*Data supplied*
——————————
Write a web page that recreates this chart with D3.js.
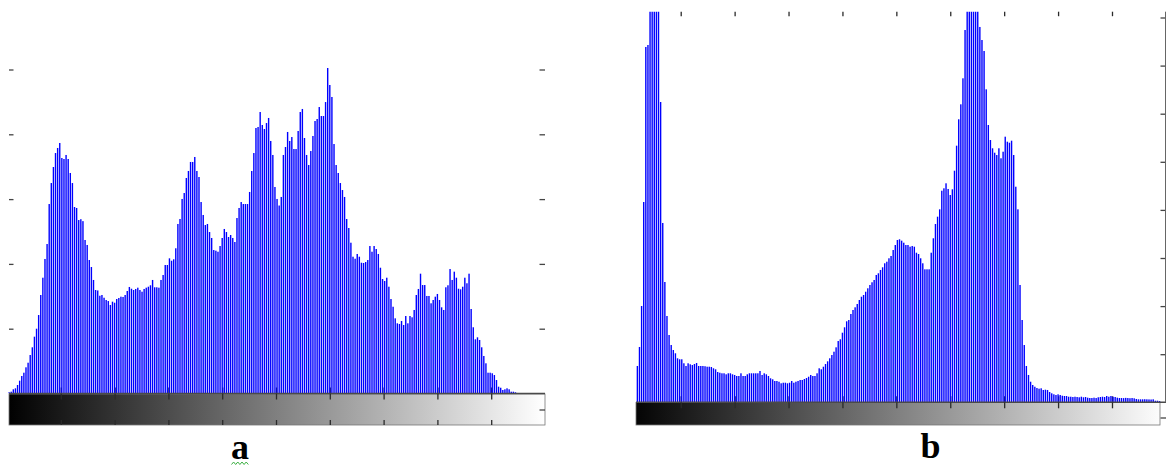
<!DOCTYPE html>
<html>
<head>
<meta charset="utf-8">
<script src="https://cdn.jsdelivr.net/npm/d3@7"></script>
<style>
  html, body { margin: 0; padding: 0; background: #fff; }
  svg { display: block; }
</style>
</head>
<body>
<div id="chart"></div>
<script>
// grey-level histograms, 256 bins each (counts)
const histA = [
  0, 19, 28, 65, 80, 131, 198, 270, 321, 404, 475, 594, 713, 877, 1000, 1211,
  1520, 1787, 2076, 2307, 2924, 3248, 3495, 3711, 3789, 3866, 3634, 3619, 3681, 3619, 3403, 3248,
  2878, 2863, 2677, 2690, 2660, 2369, 2292, 2060, 1952, 1752, 1597, 1590, 1509, 1520, 1478, 1443,
  1427, 1366, 1417, 1401, 1458, 1474, 1494, 1490, 1520, 1582, 1644, 1617, 1597, 1613, 1633, 1597,
  1571, 1613, 1633, 1648, 1670, 1752, 1639, 1639, 1633, 1752, 1829, 1983, 1983, 2086, 2049, 2071,
  2241, 2616, 2693, 3002, 3094, 3326, 3434, 3573, 3573, 3650, 3434, 3341, 2955, 2755, 2600, 2616,
  2492, 2400, 2214, 2204, 2188, 2276, 2400, 2539, 2492, 2415, 2446, 2400, 2338, 2708, 2863, 2955,
  2924, 2924, 2924, 3110, 3434, 3711, 4097, 4113, 4344, 4144, 4082, 4174, 4252, 3897, 3681, 3187,
  3002, 2901, 3033, 3681, 3804, 4036, 3897, 3958, 3773, 3773, 4051, 4344, 4391, 3943, 3681, 3526,
  3742, 3974, 4205, 4236, 4421, 4282, 4282, 4498, 5023, 4761, 4576, 3850, 3526, 3403, 3248, 3140,
  3033, 2693, 2554, 2327, 2111, 2080, 2153, 2111, 2018, 2014, 2029, 2060, 2276, 2188, 2276, 2230,
  2153, 1941, 1767, 1736, 1787, 1648, 1458, 1339, 1160, 1083, 1073, 1119, 1057, 1196, 1083, 1196,
  1176, 1289, 1520, 1613, 1849, 1674, 1674, 1505, 1505, 1392, 1443, 1494, 1536, 1443, 1330, 1289,
  1639, 1670, 1921, 1752, 1880, 1787, 1617, 1608, 1648, 1787, 1701, 1849, 1304, 1022, 836, 867,
  826, 713, 579, 466, 321, 321, 312, 285, 208, 105, 89, 54, 65, 80, 65, 28,
  28, 19, 8, 0, 0, 0, 0, 0, 0, 0, 0, 0, 0, 0, 0, 0
];

const histB = [
  0, 0, 0, 0, 0, 755, 1150, 2002, 4164, 7387, 7428, 9800, 12500, 14000, 12800, 9900,
  6243, 3728, 2501, 1794, 1399, 1191, 1087, 1019, 915, 894, 894, 811, 755, 811, 790, 775,
  796, 817, 755, 755, 755, 750, 740, 740, 734, 707, 686, 630, 615, 603, 603, 582,
  603, 603, 582, 568, 547, 547, 603, 547, 547, 582, 603, 603, 603, 603, 603, 651,
  568, 603, 582, 547, 499, 478, 443, 443, 428, 395, 407, 407, 395, 407, 443, 407,
  428, 443, 464, 464, 484, 505, 532, 568, 547, 547, 603, 707, 686, 740, 796, 852,
  915, 983, 1052, 1143, 1274, 1310, 1447, 1559, 1684, 1711, 1836, 1919, 1975, 2044, 2127, 2195,
  2231, 2299, 2370, 2439, 2495, 2543, 2647, 2682, 2751, 2807, 2890, 2923, 2994, 3042, 3166, 3270,
  3374, 3389, 3360, 3318, 3270, 3270, 3235, 3250, 3235, 3110, 3083, 2994, 2890, 2765, 2765, 2765,
  3110, 3410, 3707, 3859, 4012, 4399, 4449, 4553, 4435, 4310, 4428, 4815, 5335, 5884, 6195, 6736,
  7740, 9000, 11000, 12500, 13000, 11500, 9000, 7803, 7532, 7304, 6507, 5765, 5453, 5281, 5189, 5141,
  5281, 5073, 5210, 5522, 5418, 5397, 5439, 5141, 4482, 4012, 2439, 1711, 1191, 755, 568, 428,
  360, 324, 297, 283, 291, 256, 262, 256, 214, 187, 166, 152, 166, 152, 137, 131,
  131, 116, 116, 110, 116, 110, 104, 116, 104, 110, 96, 89, 89, 96, 89, 104,
  110, 116, 110, 131, 116, 131, 116, 110, 96, 89, 89, 87, 92, 89, 85, 89,
  83, 69, 62, 62, 62, 64, 62, 60, 58, 62, 33, 33, 27, 0, 0, 0
];

// tick positions (in bins / counts); the picture shows no tick labels
const xTickBins = [25.5, 51, 76.5, 102, 127.5, 153, 178.5, 204, 229.5];
const yTicksA = [1000, 2000, 3000, 4000, 5000];
const yTicksB = [1000, 2000, 3000, 4000, 5000, 6000, 7000, 8000];
const panelNames = ['a', 'b'];

const W = 1166, H = 469;
const barColor = '#0000ff';
const tickColor = '#2a2a2a';

const svg = d3.select('#chart').append('svg')
  .attr('width', W)
  .attr('height', H)
  .attr('viewBox', `0 0 ${W} ${H}`);

const defs = svg.append('defs');

const panels = [
  {
    data: histA, name: panelNames[0], yTicks: yTicksA,
    xRange: [7, 545], yDomain: [0, 6000], yRange: [393.5, 4.7], top: 0,
    grad: { x0: 9, x1: 545, y0: 394, y1: 425 },
    lineX: [9, 545],
    leftTicks: 9, rightTicks: 545, extraRight: 410,
    topTicks: false, bottomTicks: true, rightLine: false,
    label: { x: 240, y: 459 }, squiggle: true
  },
  {
    data: histB, name: panelNames[1], yTicks: yTicksB,
    xRange: [626.8, 1165.9], yDomain: [0, 8000], yRange: [402.3, 17.5], top: 11.7,
    grad: { x0: 636, x1: 1160, y0: 402.5, y1: 425 },
    lineX: [636, 1166],
    leftTicks: null, rightTicks: 1166, extraRight: 418,
    topTicks: true, bottomTicks: false, rightLine: true,
    label: { x: 930.5, y: 458 }, squiggle: false
  }
];

panels.forEach((p, k) => {
  const x = d3.scaleLinear().domain([0, 255]).range(p.xRange);
  const y = d3.scaleLinear().domain(p.yDomain).range(p.yRange);
  const base = p.yRange[0];
  const g = svg.append('g');

  // black-to-white ramp, spread over the bin scale
  const lg = defs.append('linearGradient')
    .attr('id', 'ramp' + k)
    .attr('gradientUnits', 'userSpaceOnUse')
    .attr('x1', x(0)).attr('x2', x(255))
    .attr('y1', 0).attr('y2', 0);
  lg.append('stop').attr('offset', '0%').attr('stop-color', '#000');
  lg.append('stop').attr('offset', '100%').attr('stop-color', '#fff');

  defs.append('clipPath').attr('id', 'bclip' + k)
    .append('rect')
    .attr('x', p.xRange[0] - 5).attr('y', p.top)
    .attr('width', p.xRange[1] - p.xRange[0] + 10).attr('height', base - p.top);

  g.append('rect')
    .attr('x', p.grad.x0).attr('y', p.grad.y0)
    .attr('width', p.grad.x1 - p.grad.x0).attr('height', p.grad.y1 - p.grad.y0)
    .attr('fill', `url(#ramp${k})`)
    .attr('stroke', '#777').attr('stroke-width', 0.8);

  // inward ticks on the baseline (drawn under the bars)
  const upTicks = g.append('g')
    .attr('transform', `translate(0,${base})`)
    .call(d3.axisBottom(x).tickValues(xTickBins).tickSize(-6).tickFormat(''));
  upTicks.select('.domain').remove();
  upTicks.selectAll('line').attr('stroke', tickColor).attr('stroke-width', 1.3);

  // histogram bars
  g.append('g')
    .attr('clip-path', `url(#bclip${k})`)
    .selectAll('rect')
    .data(p.data)
    .enter().append('rect')
    .attr('x', (d, i) => x(i) - 0.7)
    .attr('width', 1.4)
    .attr('y', d => y(d))
    .attr('height', d => base - y(d))
    .attr('fill', barColor);

  // baseline
  g.append('line')
    .attr('x1', p.lineX[0]).attr('x2', p.lineX[1])
    .attr('y1', base).attr('y2', base)
    .attr('stroke', '#4a4a4a').attr('stroke-width', 1.5);

  // ticks below baseline, on the ramp
  const downTicks = g.append('g')
    .attr('transform', `translate(0,${base})`)
    .call(d3.axisBottom(x).tickValues(xTickBins).tickSize(6).tickFormat(''));
  downTicks.select('.domain').remove();
  downTicks.selectAll('line').attr('stroke', tickColor).attr('stroke-width', 1.3);

  if (p.bottomTicks) {
    const bt = g.append('g')
      .attr('transform', `translate(0,${p.grad.y1})`)
      .call(d3.axisBottom(x).tickValues(xTickBins).tickSize(-5).tickFormat(''));
    bt.select('.domain').remove();
    bt.selectAll('line').attr('stroke', tickColor).attr('stroke-width', 1.3);
  }

  if (p.topTicks) {
    const tt = g.append('g')
      .attr('transform', `translate(0,${p.top})`)
      .call(d3.axisTop(x).tickValues(xTickBins).tickSize(-4.5).tickFormat(''));
    tt.select('.domain').remove();
    tt.selectAll('line').attr('stroke', tickColor).attr('stroke-width', 1.3);
  }

  if (p.leftTicks !== null) {
    const lt = g.append('g')
      .attr('transform', `translate(${p.leftTicks},0)`)
      .call(d3.axisLeft(y).tickValues(p.yTicks).tickSize(-4.5).tickFormat(''));
    lt.select('.domain').remove();
    lt.selectAll('line').attr('stroke', '#444').attr('stroke-width', 1.3);
  }

  const rt = g.append('g')
    .attr('transform', `translate(${p.rightTicks},0)`)
    .call(d3.axisRight(y).tickValues(p.yTicks).tickSize(-5.5).tickFormat(''));
  rt.select('.domain').remove();
  rt.selectAll('line').attr('stroke', '#444').attr('stroke-width', 1.3);
  g.append('line')
    .attr('x1', p.rightTicks - 5.5).attr('x2', p.rightTicks)
    .attr('y1', p.extraRight).attr('y2', p.extraRight)
    .attr('stroke', '#444').attr('stroke-width', 1.3);

  if (p.rightLine) {
    g.append('line')
      .attr('x1', p.rightTicks - 0.5).attr('x2', p.rightTicks - 0.5)
      .attr('y1', p.top).attr('y2', base)
      .attr('stroke', '#666').attr('stroke-width', 1);
  }

  // panel letter
  g.append('text')
    .attr('x', p.label.x).attr('y', p.label.y)
    .attr('text-anchor', 'middle')
    .style('font-family', '"Liberation Serif", "DejaVu Serif", serif')
    .style('font-weight', 'bold')
    .style('font-size', '36px')
    .attr('fill', '#000')
    .text(p.name);

  if (p.squiggle) {
    const pts = d3.range(0, 9).map(j => [p.label.x - 8.5 + j * 2.1, p.label.y + (j % 2 ? 3 : 5.5)]);
    g.append('path')
      .attr('d', d3.line()(pts))
      .attr('fill', 'none')
      .attr('stroke', '#3cb043')
      .attr('stroke-width', 1);
  }
});
</script>
</body>
</html>
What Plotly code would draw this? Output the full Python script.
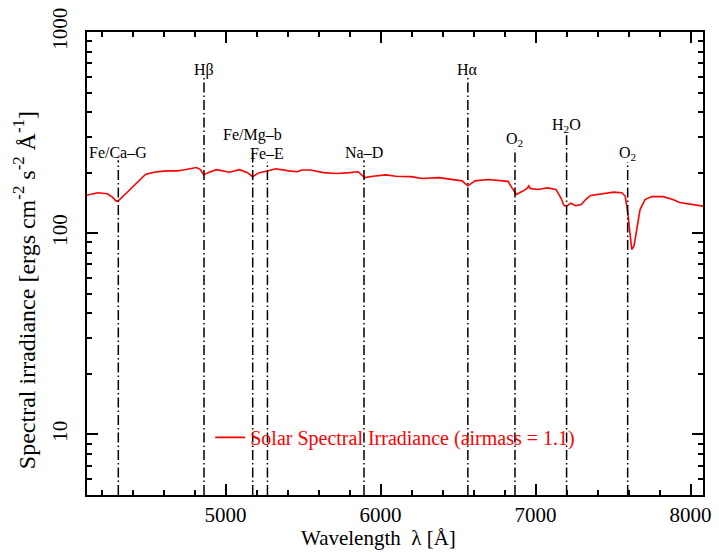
import plotly.graph_objects as go

# ---- data ----
wavelength = [4100, 4174, 4238, 4270, 4295, 4313, 4344, 4408, 4440, 4483, 4536, 4621, 4685, 4727,
              4812, 4838, 4859, 4887, 4940, 5025, 5089, 5142, 5174, 5217, 5270, 5323, 5408, 5461,
              5493, 5546, 5632, 5716, 5801, 5855, 5897, 5951, 6036, 6099, 6195, 6270, 6376, 6461,
              6525, 6563, 6610, 6695, 6738, 6822, 6848, 6876, 6918, 6945, 6956, 6965, 7014, 7078,
              7131, 7163, 7184, 7205, 7227, 7259, 7295, 7323, 7355, 7440, 7504, 7556, 7578, 7595,
              7610, 7620, 7635, 7652, 7674, 7706, 7748, 7823, 7886, 7929, 8014, 8090]
irradiance = [154, 159, 157, 151, 144, 146, 154, 172, 182, 196, 201, 204, 204, 206,
              212, 207, 195, 200, 207, 201, 207, 200, 191, 200, 204, 209, 204, 202,
              206, 206, 200, 198, 200, 202, 189, 192, 195, 192, 191, 187, 189, 185,
              182, 172, 182, 185, 184, 181, 168, 156, 162, 167, 172, 167, 165, 168,
              165, 150, 137, 137, 141, 137, 139, 147, 154, 158, 160, 159, 153, 126,
              93, 83, 86.5, 105, 131, 147, 152, 152, 147, 142, 139, 136]

line_wavelengths = [4308, 4861, 5175, 5270, 5893, 6563, 6867, 7200, 7594]
line_labels = ["Fe/Ca–G", "Hβ", "Fe/Mg–b", "Fe–E", "Na–D", "Hα",
               "O<sub>2</sub>", "H<sub>2</sub>O", "O<sub>2</sub>"]

x_tickvals = [5000, 6000, 7000, 8000]
y_tickvals = [10, 100, 1000]

# ---- layout constants (paper coords) ----
line_tops = [0.723, 0.901, 0.751, 0.719, 0.723, 0.901, 0.747, 0.777, 0.719]
label_y = [0.740, 0.918, 0.777, 0.738, 0.740, 0.918, 0.768, 0.798, 0.738]

FONT = "Liberation Serif"

fig = go.Figure()
fig.add_trace(go.Scatter(
    x=wavelength, y=irradiance, mode="lines",
    line=dict(color="#ff0000", width=1.6),
    name="Solar Spectral Irradiance (airmass = 1.1)",
))

for wl, top in zip(line_wavelengths, line_tops):
    fig.add_shape(type="line", xref="x", yref="paper", x0=wl, x1=wl, y0=0, y1=top,
                  line=dict(color="black", width=1.5, dash="10px,3px,1.5px,3px"))

for wl, lab, ly in zip(line_wavelengths, line_labels, label_y):
    fig.add_annotation(x=wl, y=ly, xref="x", yref="paper", text=lab, showarrow=False,
                       xanchor="center", yanchor="middle",
                       font=dict(family=FONT, size=16, color="black"))

fig.add_annotation(x=0.473, y=-0.092, xref="paper", yref="paper",
                   text="Wavelength  λ [Å]", showarrow=False,
                   xanchor="center", yanchor="middle",
                   font=dict(family=FONT, size=21, color="black"))
fig.add_annotation(x=-0.101, y=0.442, xref="paper", yref="paper",
                   text="Spectral irradiance [ergs cm<sup>-2</sup> s<sup>-2</sup> Å<sup>-1</sup>]",
                   showarrow=False, textangle=-90,
                   xanchor="center", yanchor="middle",
                   font=dict(family=FONT, size=24, color="black"))

minor_y = [5, 6, 7, 8, 9] + [v * 10 for v in range(2, 10)] + [v * 100 for v in range(2, 10)]

fig.update_xaxes(
    range=[4106, 8080], tickmode="array", tickvals=x_tickvals,
    ticks="inside", ticklen=11, tickwidth=1.5, tickcolor="black",
    showline=True, linecolor="black", linewidth=2, mirror="allticks",
    showgrid=False, zeroline=False,
    tickfont=dict(family=FONT, size=21, color="black"),
    ticklabelstandoff=0,
    minor=dict(dtick=200, tick0=4000, ticks="inside", ticklen=5, tickwidth=1.5,
               tickcolor="black", showgrid=False),
)
fig.update_yaxes(
    type="log", range=[0.69897, 3], tickmode="array", tickvals=y_tickvals,
    ticktext=["10", "100", "1000"],
    ticks="inside", ticklen=11, tickwidth=1.5, tickcolor="black",
    showline=True, linecolor="black", linewidth=2, mirror="allticks",
    showgrid=False, zeroline=False, tickangle=-90,
    tickfont=dict(family=FONT, size=21, color="black"),
    ticklabelstandoff=10,
    minor=dict(tickmode="array", tickvals=minor_y, ticks="inside", ticklen=5,
               tickwidth=1.5, tickcolor="black", showgrid=False),
)

fig.update_layout(
    width=719, height=552,
    margin=dict(l=87, r=8, t=29, b=57),
    paper_bgcolor="white", plot_bgcolor="white",
    showlegend=True,
    legend=dict(x=0.200, y=0.1245, xanchor="left", yanchor="middle",
                bgcolor="rgba(0,0,0,0)", borderwidth=0,
                font=dict(family=FONT, size=20, color="#ff0000")),
)

fig.write_html("out.html")
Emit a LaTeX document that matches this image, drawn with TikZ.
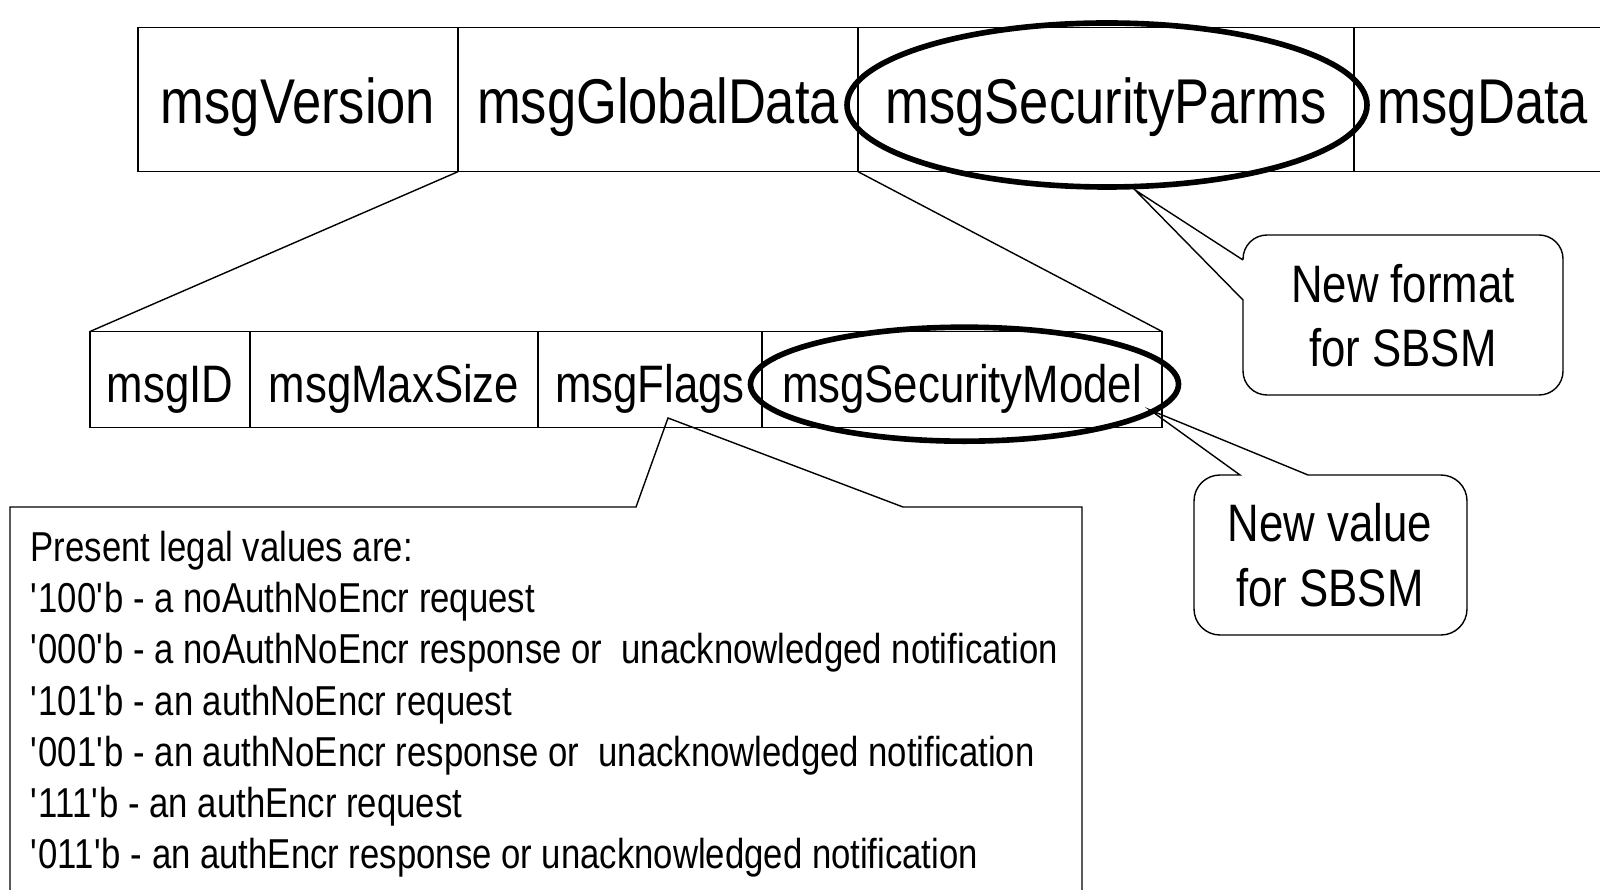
——————————
Make an exact copy of the lines from the one that contains "What Plotly code" through the one that contains "import plotly.graph_objects as go", both included, and no other lines. Pictures are skipped.

What Plotly code would draw this? Output the full Python script.
import plotly.graph_objects as go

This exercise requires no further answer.